#### [Task material]
--
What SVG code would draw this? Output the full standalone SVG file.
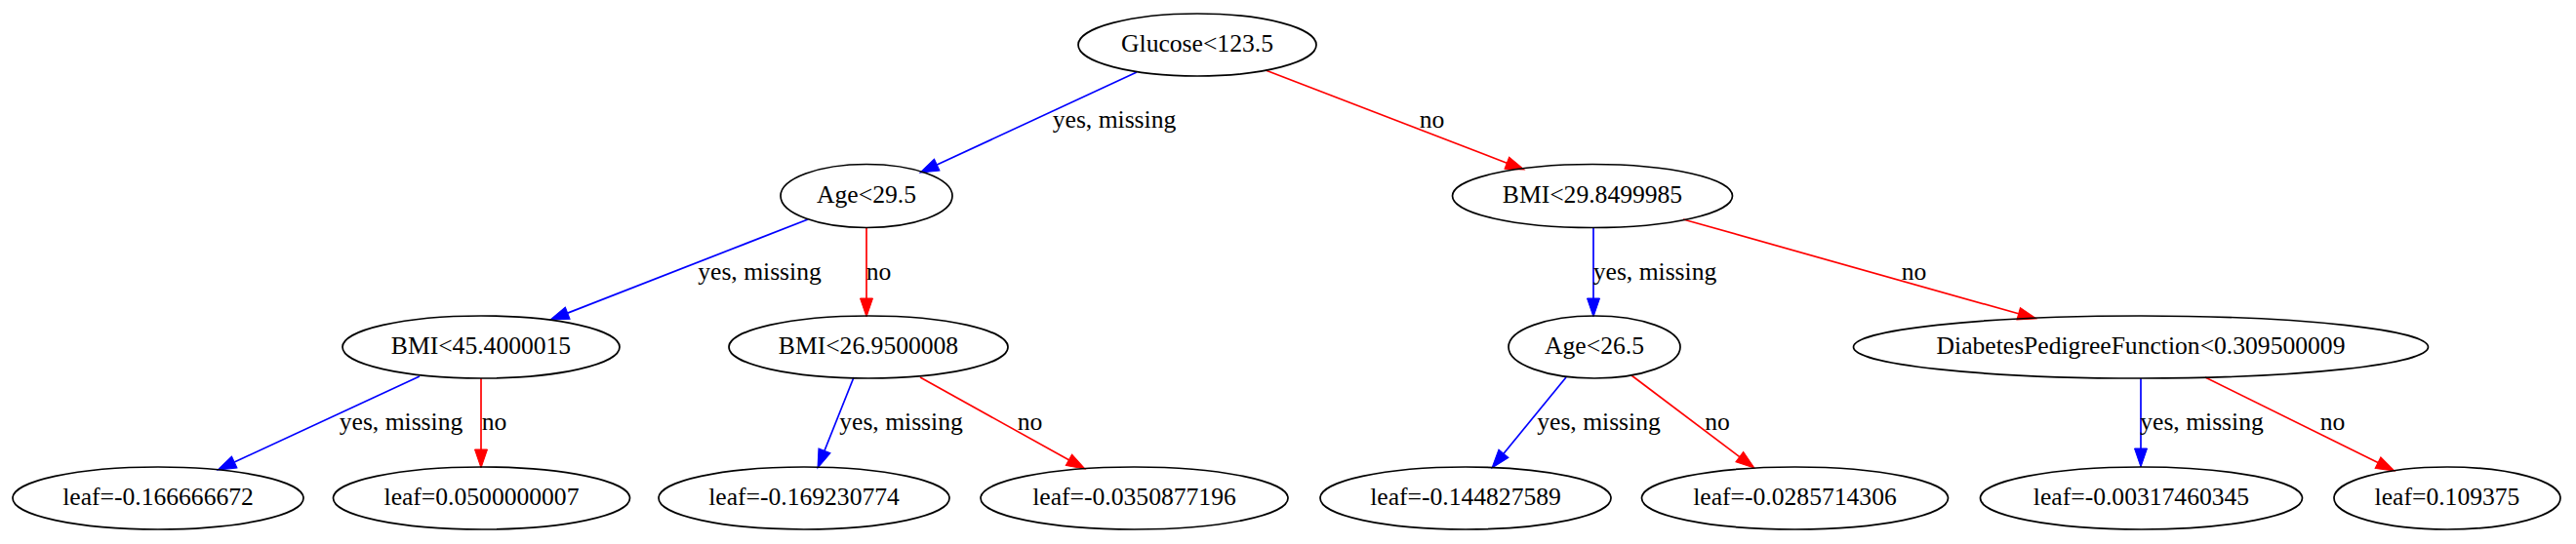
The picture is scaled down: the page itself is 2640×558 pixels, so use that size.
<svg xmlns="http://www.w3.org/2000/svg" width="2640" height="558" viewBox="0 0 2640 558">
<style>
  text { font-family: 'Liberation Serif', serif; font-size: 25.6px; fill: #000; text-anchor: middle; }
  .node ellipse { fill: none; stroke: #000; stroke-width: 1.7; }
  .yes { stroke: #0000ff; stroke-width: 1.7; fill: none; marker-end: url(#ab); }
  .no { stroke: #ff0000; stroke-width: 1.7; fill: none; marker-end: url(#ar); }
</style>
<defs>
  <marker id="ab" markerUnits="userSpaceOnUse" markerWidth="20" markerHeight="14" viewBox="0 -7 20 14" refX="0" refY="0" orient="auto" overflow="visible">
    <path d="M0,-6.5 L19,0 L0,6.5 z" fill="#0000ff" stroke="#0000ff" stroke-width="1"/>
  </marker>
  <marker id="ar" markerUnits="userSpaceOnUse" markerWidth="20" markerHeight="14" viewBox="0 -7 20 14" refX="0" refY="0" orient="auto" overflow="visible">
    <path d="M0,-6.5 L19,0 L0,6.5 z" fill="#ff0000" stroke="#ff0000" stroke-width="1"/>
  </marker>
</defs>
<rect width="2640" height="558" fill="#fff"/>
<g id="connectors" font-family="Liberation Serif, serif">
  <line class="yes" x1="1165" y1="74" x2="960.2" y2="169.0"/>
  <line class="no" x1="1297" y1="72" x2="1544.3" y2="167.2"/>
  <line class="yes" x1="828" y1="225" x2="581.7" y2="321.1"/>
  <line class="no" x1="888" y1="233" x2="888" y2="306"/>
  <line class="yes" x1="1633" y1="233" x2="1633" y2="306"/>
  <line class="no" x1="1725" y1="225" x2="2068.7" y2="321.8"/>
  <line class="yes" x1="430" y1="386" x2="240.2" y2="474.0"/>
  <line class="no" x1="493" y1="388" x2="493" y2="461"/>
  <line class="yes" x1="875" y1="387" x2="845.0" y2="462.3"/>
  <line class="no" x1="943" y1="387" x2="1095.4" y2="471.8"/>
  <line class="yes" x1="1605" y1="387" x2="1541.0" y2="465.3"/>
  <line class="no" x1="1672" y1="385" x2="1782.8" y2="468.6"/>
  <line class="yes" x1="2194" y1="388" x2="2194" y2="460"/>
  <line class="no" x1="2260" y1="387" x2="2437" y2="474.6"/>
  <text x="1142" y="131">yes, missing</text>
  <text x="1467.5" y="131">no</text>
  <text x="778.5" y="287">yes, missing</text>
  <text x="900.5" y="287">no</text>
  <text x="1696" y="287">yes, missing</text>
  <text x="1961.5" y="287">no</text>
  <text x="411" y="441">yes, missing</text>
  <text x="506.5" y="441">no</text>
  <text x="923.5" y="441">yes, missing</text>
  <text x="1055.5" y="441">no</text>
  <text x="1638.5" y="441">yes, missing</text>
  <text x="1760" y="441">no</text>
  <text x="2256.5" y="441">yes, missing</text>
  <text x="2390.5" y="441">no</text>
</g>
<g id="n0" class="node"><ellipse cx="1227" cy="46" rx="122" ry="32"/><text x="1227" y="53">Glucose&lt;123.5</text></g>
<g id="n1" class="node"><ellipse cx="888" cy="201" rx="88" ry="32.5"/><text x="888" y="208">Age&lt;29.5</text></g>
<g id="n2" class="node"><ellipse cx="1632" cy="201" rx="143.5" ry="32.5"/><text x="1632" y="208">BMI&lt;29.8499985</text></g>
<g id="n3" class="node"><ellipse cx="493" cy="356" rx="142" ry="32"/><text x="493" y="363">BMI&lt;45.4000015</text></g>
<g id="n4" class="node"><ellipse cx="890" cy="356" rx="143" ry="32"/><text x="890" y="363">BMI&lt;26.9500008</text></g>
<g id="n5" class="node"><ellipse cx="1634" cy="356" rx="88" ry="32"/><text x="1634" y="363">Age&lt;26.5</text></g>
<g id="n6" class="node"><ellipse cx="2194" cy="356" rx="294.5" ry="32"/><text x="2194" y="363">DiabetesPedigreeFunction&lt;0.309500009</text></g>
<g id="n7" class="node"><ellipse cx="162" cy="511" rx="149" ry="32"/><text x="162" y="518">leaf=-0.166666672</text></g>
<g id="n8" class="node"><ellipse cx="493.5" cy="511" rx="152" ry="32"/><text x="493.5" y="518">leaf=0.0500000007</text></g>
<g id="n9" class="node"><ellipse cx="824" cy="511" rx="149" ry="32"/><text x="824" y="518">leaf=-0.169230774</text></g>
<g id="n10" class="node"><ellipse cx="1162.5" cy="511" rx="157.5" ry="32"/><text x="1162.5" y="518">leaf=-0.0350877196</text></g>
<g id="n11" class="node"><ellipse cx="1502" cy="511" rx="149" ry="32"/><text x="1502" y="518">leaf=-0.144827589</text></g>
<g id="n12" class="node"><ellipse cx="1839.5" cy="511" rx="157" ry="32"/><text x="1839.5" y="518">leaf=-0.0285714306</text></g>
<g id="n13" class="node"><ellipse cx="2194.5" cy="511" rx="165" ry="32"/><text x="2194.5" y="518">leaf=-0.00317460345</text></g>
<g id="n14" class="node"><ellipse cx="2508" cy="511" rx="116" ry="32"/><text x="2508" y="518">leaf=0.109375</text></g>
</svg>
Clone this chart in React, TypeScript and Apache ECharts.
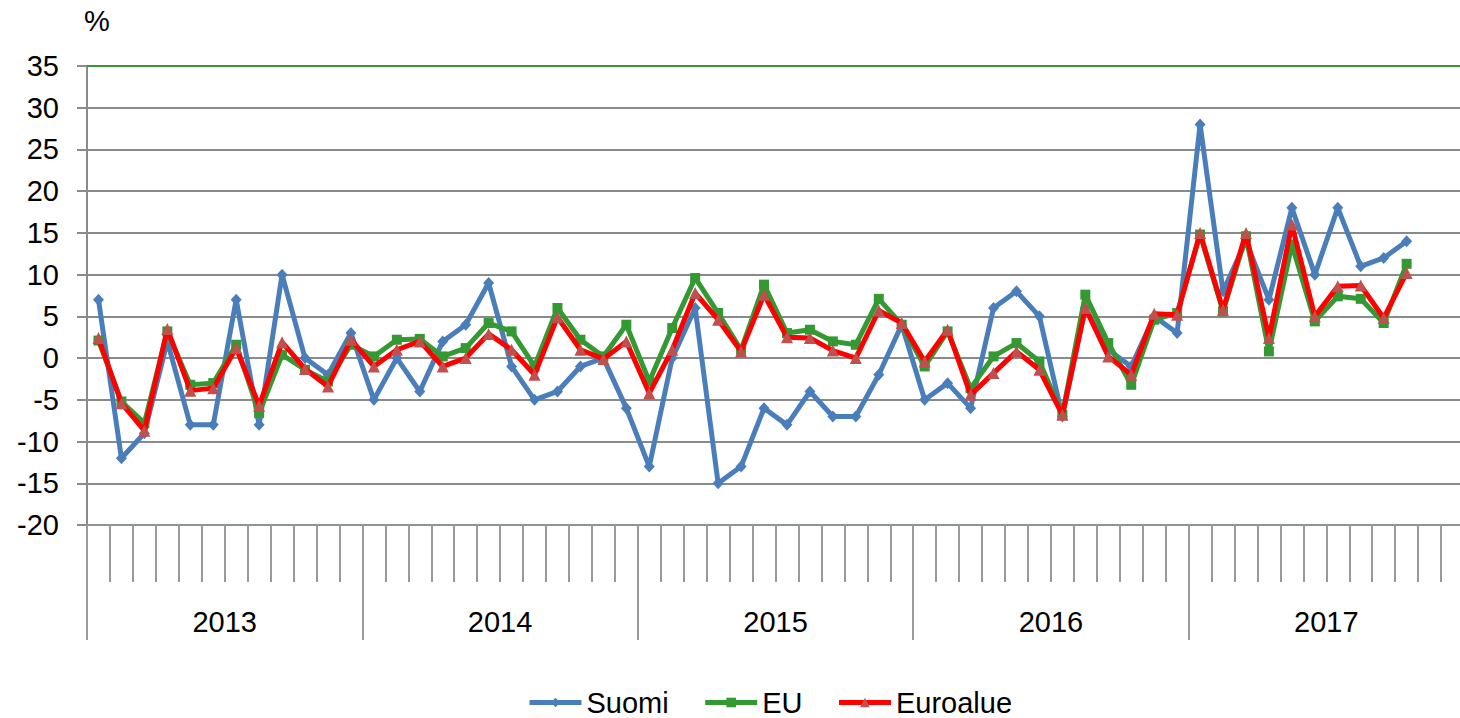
--
#### [Given problem]
List all lines holding the string "this".

#### [Result below]
What SVG code would draw this? Output the full standalone SVG file.
Clone this chart in React, TypeScript and Apache ECharts.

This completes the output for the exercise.